Comparing apples to apples
To further illustrate the difference between prediction and causality, suppose that by analyzing sales data, a retailer finds that loyalty cardholders generate more sales than customers without loyalty cards. Thus, the possession of a loyalty card permits making customer-specific sales forecasts. However, this does not automatically imply the existence of a causal effect, which would only be the case if customers made more purchases precisely because they had received a loyalty card. Theoretically, it could also be the other way round: Only customers who purchased a lot in earlier periods receive a loyalty card, which per se has no effect on sales at all. Therefore, in order to measure the causal effect of a particular action such as a loyalty card, it is necessary to compare “apples to apples”: One should only compare the turnover of customers with and without loyalty cards who are similar in their previous purchasing behavior and other characteristics that could influence turnover (such as age or income). This is the only way to isolate the causal effect of the loyalty card on sales from the influence of other characteristics (previous purchase behavior, age, income…).
Causal machine learning, a further development of predictive machine learning for performing causal analyses, starts precisely with this idea. Put simply, such algorithms (see e.g. Chernozhukov et al, 2018) find those characteristics that are relevant for both loyalty card receipt and turnover on a data-driven base in order to make loyalty cardholders and non-holders comparable in terms of these characteristics and ultimately determine the effect of the loyalty card on turnover. However, it comes even better: Causal machine learning may also identify customer groups for which the sales effects of the loyalty card are particularly large or small as a function of their observed characteristics. Assume, for example, that the loyalty card increases sales particularly strongly among those customers who had already bought relatively much or relatively little in earlier periods. Causal machine learning can detect such heterogeneities in causal effects (see e.g. Athey et al, 2019) as base for an optimal and purely data-based customer segmentation into groups to whom the loyalty card should or should not be offered. Such a so-called optimal policy learning approach as outlined in Athey and Wager (2019) permits maximizing the effectiveness of loyalty cards, while also taking cost-benefit considerations into account. Causal machine learning, effect heterogeneity analysis, and optimal policy learning can be applied to the evaluation of any business activities (e.g. pricing policy, marketing campaigns, further training, quality assurance measures) under the condition that the available data plausibly satisfy the stringent conditions required for a valid causal analysis.
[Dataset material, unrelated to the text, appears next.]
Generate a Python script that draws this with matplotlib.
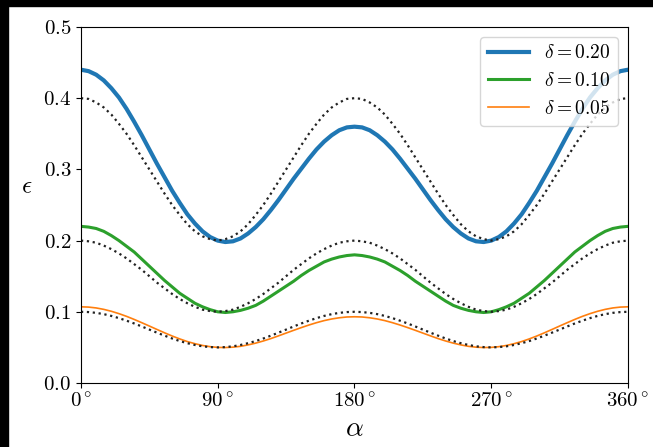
import matplotlib
matplotlib.use("Agg")
import matplotlib.pyplot as plt
from matplotlib.patches import Rectangle

plt.rcParams['mathtext.fontset'] = 'cm'
plt.rcParams['font.family'] = 'serif'
plt.rcParams['font.serif'] = ['cmr10', 'DejaVu Serif']
plt.rcParams['axes.formatter.use_mathtext'] = True

# angle in degrees, every 5 deg
alpha = list(range(0, 361, 5))

eps_020 = [0.440, 0.438, 0.433, 0.425, 0.414, 0.401, 0.385, 0.367, 0.348, 0.328, 0.308, 0.289, 0.270,
           0.253, 0.237, 0.224, 0.213, 0.205, 0.200, 0.198, 0.199, 0.203, 0.210, 0.219, 0.230, 0.243,
           0.257, 0.272, 0.287, 0.301, 0.315, 0.328, 0.339, 0.348, 0.355, 0.359, 0.360,
           0.359, 0.355, 0.348, 0.339, 0.328, 0.315, 0.301, 0.287, 0.272, 0.257, 0.243, 0.230,
           0.219, 0.210, 0.203, 0.199, 0.198, 0.200, 0.205, 0.213, 0.224, 0.237, 0.253, 0.270,
           0.289, 0.308, 0.328, 0.348, 0.367, 0.385, 0.401, 0.414, 0.425, 0.433, 0.438, 0.440]
eps_010 = [0.220, 0.219, 0.217, 0.213, 0.207, 0.200, 0.192, 0.184, 0.174, 0.164, 0.154, 0.144, 0.135,
           0.126, 0.119, 0.112, 0.107, 0.103, 0.100, 0.099, 0.100, 0.102, 0.105, 0.109, 0.115, 0.122,
           0.129, 0.136, 0.143, 0.151, 0.158, 0.164, 0.170, 0.174, 0.177, 0.179, 0.180,
           0.179, 0.177, 0.174, 0.170, 0.164, 0.158, 0.151, 0.143, 0.136, 0.129, 0.122, 0.115,
           0.109, 0.105, 0.102, 0.100, 0.099, 0.100, 0.103, 0.107, 0.112, 0.119, 0.126, 0.135,
           0.144, 0.154, 0.164, 0.174, 0.184, 0.192, 0.200, 0.207, 0.213, 0.217, 0.219, 0.220]
eps_005 = [0.1070, 0.1066, 0.1054, 0.1034, 0.1007, 0.0974, 0.0936, 0.0893, 0.0847, 0.0800, 0.0752,
           0.0705, 0.0660, 0.0619, 0.0582, 0.0552, 0.0527, 0.0510, 0.0500, 0.0498, 0.0503, 0.0515,
           0.0535, 0.0560, 0.0590, 0.0624, 0.0662, 0.0701, 0.0740, 0.0778, 0.0814, 0.0847, 0.0876,
           0.0899, 0.0916, 0.0927, 0.0930,
           0.0927, 0.0916, 0.0899, 0.0876, 0.0847, 0.0814, 0.0778, 0.0740, 0.0701, 0.0662, 0.0624,
           0.0590, 0.0560, 0.0535, 0.0515, 0.0503, 0.0498, 0.0500, 0.0510, 0.0527, 0.0552, 0.0582,
           0.0619, 0.0660, 0.0705, 0.0752, 0.0800, 0.0847, 0.0893, 0.0936, 0.0974, 0.1007, 0.1034,
           0.1054, 0.1066, 0.1070]

# dotted reference curves
ref_020 = [0.400, 0.399, 0.394, 0.387, 0.377, 0.364, 0.350, 0.334, 0.317, 0.300, 0.283, 0.266, 0.250,
           0.236, 0.223, 0.213, 0.206, 0.202, 0.200,
           0.202, 0.206, 0.213, 0.223, 0.236, 0.250, 0.266, 0.283, 0.300, 0.317, 0.334, 0.350, 0.364,
           0.377, 0.387, 0.394, 0.399, 0.400,
           0.399, 0.394, 0.387, 0.377, 0.364, 0.350, 0.334, 0.317, 0.300, 0.283, 0.266, 0.250, 0.236,
           0.223, 0.213, 0.206, 0.202, 0.200,
           0.202, 0.206, 0.213, 0.223, 0.236, 0.250, 0.266, 0.283, 0.300, 0.317, 0.334, 0.350, 0.364,
           0.377, 0.387, 0.394, 0.399, 0.400]
ref_010 = [0.200, 0.199, 0.197, 0.193, 0.188, 0.182, 0.175, 0.167, 0.159, 0.150, 0.141, 0.133, 0.125,
           0.118, 0.112, 0.107, 0.103, 0.101, 0.100,
           0.101, 0.103, 0.107, 0.112, 0.118, 0.125, 0.133, 0.141, 0.150, 0.159, 0.167, 0.175, 0.182,
           0.188, 0.193, 0.197, 0.199, 0.200,
           0.199, 0.197, 0.193, 0.188, 0.182, 0.175, 0.167, 0.159, 0.150, 0.141, 0.133, 0.125, 0.118,
           0.112, 0.107, 0.103, 0.101, 0.100,
           0.101, 0.103, 0.107, 0.112, 0.118, 0.125, 0.133, 0.141, 0.150, 0.159, 0.167, 0.175, 0.182,
           0.188, 0.193, 0.197, 0.199, 0.200]
ref_005 = [0.1000, 0.0996, 0.0985, 0.0967, 0.0942, 0.0911, 0.0875, 0.0836, 0.0794, 0.0750, 0.0707,
           0.0665, 0.0625, 0.0589, 0.0559, 0.0534, 0.0515, 0.0504, 0.0500,
           0.0504, 0.0515, 0.0534, 0.0559, 0.0589, 0.0625, 0.0665, 0.0707, 0.0750, 0.0794, 0.0836,
           0.0875, 0.0911, 0.0942, 0.0967, 0.0985, 0.0996, 0.1000,
           0.0996, 0.0985, 0.0967, 0.0942, 0.0911, 0.0875, 0.0836, 0.0794, 0.0750, 0.0707, 0.0665,
           0.0625, 0.0589, 0.0559, 0.0534, 0.0515, 0.0504, 0.0500,
           0.0504, 0.0515, 0.0534, 0.0559, 0.0589, 0.0625, 0.0665, 0.0707, 0.0750, 0.0794, 0.0836,
           0.0875, 0.0911, 0.0942, 0.0967, 0.0985, 0.0996, 0.1000]

xticks = [0, 90, 180, 270, 360]
xtick_labels = [r'$0^\circ$', r'$90^\circ$', r'$180^\circ$', r'$270^\circ$', r'$360^\circ$']
yticks = [0.0, 0.1, 0.2, 0.3, 0.4, 0.5]
ytick_labels = [r'$0.0$', r'$0.1$', r'$0.2$', r'$0.3$', r'$0.4$', r'$0.5$']

fig = plt.figure(figsize=(6.53, 4.47), dpi=100)
ax = fig.add_axes([0.124, 0.1432, 0.8377, 0.7964])

ax.plot(alpha, eps_020, color='#1f77b4', lw=3, label=r'$\delta = 0.20$')
ax.plot(alpha, eps_010, color='#2ca02c', lw=2.2, label=r'$\delta = 0.10$')
ax.plot(alpha, eps_005, color='#ff7f0e', lw=1.2, label=r'$\delta = 0.05$')
for r in (ref_020, ref_010, ref_005):
    ax.plot(alpha, r, color='#222222', ls=':', lw=1.6)

ax.set_xlim(0, 360)
ax.set_ylim(0, 0.5)
ax.set_xticks(xticks, xtick_labels, fontsize=15)
ax.set_yticks(yticks, ytick_labels, fontsize=15)
ax.set_xlabel(r'$\alpha$', fontsize=20, labelpad=3)
ax.set_ylabel(r'$\epsilon$', fontsize=18, rotation=0, va='center')
ax.yaxis.set_label_coords(-0.1, 0.55)
ax.legend(loc='upper right', fontsize=14, handlelength=2.1)

# black border strips on top and left
fig.patches.append(Rectangle((0, 1 - 6 / 447), 1, 6 / 447, transform=fig.transFigure,
                             color='black', zorder=10))
fig.patches.append(Rectangle((0, 0), 8 / 653, 1, transform=fig.transFigure,
                             color='black', zorder=10))

fig.savefig('out.png', dpi=100)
These conditions are not always easy to meet and it therefore needs to be emphasized that without sufficiently informative data, even the best method cannot provide adequate decision support.
Large tech companies such as Amazon, Google or Microsoft and many online portals have therefore been relying on the power of algorithms for years and increasingly so for causally assessing their activities (like advertising campaigns). Even in small and medium-sized business, there is a lot of potential for process and decision optimization based on improved data – and in particular causal – analysis. Nothing should therefore stand in the way of a further democratization of artificial intelligence in the corporate world (and society in general), also for answering causal questions.